The judge thought that an assessment of costs under the Act of one element of costs in the period, for example profit costs, may be unworkable in circumstances where there was no bill for other costs in the same period, eg counsel’s fees. But anyone who has had to wait the required time to assess any bill knows that by that time all relevant evidence is available to the Senior Court Costs Office, including corresponding bills for the same period which may be of evidential value.

Another concern was that if a client and solicitor are unclear as to whether their agreement on interim bills included an agreement to treat those bills as ‘final’, then it would be unreasonable for the client to have time running in circumstances where it may not have all relevant bills for the same period to take into account before deciding whether to assess. In practice that is not a problem for the common law. In the usual way it will ask the question what objectively the parties agreed. And in most cases it will not be difficult to accept that they agreed that when all relevant bills for the same period were available then there was the required ‘finality’ for that period.

Thus, a client may ask a solicitor to split bills between profit costs and disbursements. When both those bills are delivered there is finality and the parties should have available to them the rights under the Solicitors Act to sue and/or to assess. It becomes highly artificial to suggest that that is not objectively what they agreed simply because of a—potentially never to arise—further success element still to be billed.

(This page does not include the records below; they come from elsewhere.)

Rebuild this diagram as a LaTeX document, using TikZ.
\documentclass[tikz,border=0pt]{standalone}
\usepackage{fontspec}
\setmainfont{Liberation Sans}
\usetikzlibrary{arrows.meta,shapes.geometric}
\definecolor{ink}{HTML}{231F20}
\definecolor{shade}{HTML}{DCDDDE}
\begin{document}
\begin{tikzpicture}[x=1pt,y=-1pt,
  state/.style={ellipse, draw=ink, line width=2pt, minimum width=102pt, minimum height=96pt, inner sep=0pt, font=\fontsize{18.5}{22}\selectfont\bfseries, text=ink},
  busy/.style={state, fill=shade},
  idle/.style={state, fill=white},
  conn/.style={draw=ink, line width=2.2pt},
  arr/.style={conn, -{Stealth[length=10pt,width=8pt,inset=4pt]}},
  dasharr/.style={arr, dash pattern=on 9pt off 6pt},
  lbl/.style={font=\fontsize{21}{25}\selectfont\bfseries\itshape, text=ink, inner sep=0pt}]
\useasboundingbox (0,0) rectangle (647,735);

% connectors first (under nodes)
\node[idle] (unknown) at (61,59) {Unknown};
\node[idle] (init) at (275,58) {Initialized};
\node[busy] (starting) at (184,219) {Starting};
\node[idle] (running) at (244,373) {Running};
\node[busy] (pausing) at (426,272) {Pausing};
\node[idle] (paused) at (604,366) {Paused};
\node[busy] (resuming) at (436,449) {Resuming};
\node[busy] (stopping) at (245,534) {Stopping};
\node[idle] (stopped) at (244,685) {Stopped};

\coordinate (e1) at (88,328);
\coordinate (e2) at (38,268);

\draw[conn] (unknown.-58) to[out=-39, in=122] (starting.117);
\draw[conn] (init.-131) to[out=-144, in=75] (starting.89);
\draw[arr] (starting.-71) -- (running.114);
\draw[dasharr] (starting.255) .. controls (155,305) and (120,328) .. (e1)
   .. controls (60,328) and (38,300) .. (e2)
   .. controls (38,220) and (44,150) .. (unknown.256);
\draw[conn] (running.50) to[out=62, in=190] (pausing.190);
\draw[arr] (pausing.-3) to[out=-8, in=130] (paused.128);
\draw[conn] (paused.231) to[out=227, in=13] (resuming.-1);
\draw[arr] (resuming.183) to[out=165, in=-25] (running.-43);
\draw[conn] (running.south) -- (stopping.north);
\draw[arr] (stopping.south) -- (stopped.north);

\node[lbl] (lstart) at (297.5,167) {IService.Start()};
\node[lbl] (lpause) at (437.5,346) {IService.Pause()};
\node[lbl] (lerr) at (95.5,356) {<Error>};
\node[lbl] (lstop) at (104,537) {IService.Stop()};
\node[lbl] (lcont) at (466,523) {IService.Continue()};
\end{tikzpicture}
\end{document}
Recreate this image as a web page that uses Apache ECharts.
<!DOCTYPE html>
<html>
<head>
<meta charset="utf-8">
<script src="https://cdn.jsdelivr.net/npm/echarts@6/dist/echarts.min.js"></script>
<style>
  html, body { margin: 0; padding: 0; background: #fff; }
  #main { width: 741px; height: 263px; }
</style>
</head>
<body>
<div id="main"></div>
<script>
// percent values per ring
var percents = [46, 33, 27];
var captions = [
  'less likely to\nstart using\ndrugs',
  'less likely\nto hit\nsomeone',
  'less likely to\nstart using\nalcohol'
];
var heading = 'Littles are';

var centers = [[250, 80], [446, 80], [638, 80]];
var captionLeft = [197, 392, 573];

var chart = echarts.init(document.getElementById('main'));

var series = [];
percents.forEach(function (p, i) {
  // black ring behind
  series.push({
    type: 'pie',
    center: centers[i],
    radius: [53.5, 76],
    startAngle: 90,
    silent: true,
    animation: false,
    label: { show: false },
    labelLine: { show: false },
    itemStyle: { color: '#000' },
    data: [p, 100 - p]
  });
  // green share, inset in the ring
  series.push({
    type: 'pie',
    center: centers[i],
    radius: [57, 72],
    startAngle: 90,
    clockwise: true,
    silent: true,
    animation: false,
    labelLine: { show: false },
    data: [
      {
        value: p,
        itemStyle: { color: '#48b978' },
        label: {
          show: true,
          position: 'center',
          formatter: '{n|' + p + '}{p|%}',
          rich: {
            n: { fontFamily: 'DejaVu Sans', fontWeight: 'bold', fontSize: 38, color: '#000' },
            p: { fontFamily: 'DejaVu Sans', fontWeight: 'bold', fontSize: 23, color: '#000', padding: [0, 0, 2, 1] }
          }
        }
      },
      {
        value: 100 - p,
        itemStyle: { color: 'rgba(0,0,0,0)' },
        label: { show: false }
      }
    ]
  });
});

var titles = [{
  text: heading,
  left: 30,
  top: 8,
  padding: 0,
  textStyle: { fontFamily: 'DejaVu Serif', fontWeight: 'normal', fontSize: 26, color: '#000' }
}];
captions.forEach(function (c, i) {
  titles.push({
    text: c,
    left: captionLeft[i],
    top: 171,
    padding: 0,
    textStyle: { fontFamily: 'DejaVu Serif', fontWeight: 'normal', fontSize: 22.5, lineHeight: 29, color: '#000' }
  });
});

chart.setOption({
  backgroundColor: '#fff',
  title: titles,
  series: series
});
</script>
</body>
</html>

The success is typically based on a wholly different consideration than the self- contained reasonableness of the underlying costs, and its absence at a particular point in time should not be treated as making the agreed and payable costs incomplete and not final for what could be a period of years.

On its facts Richard Slade may be understandable. But the confusion it has generated is regrettable, and may have the effect of stymying the scope for parties to reach necessary clarity and certainty in relation to interim bills, without which clients and solicitors may suffer in more ways than appear to have been articulated in the case.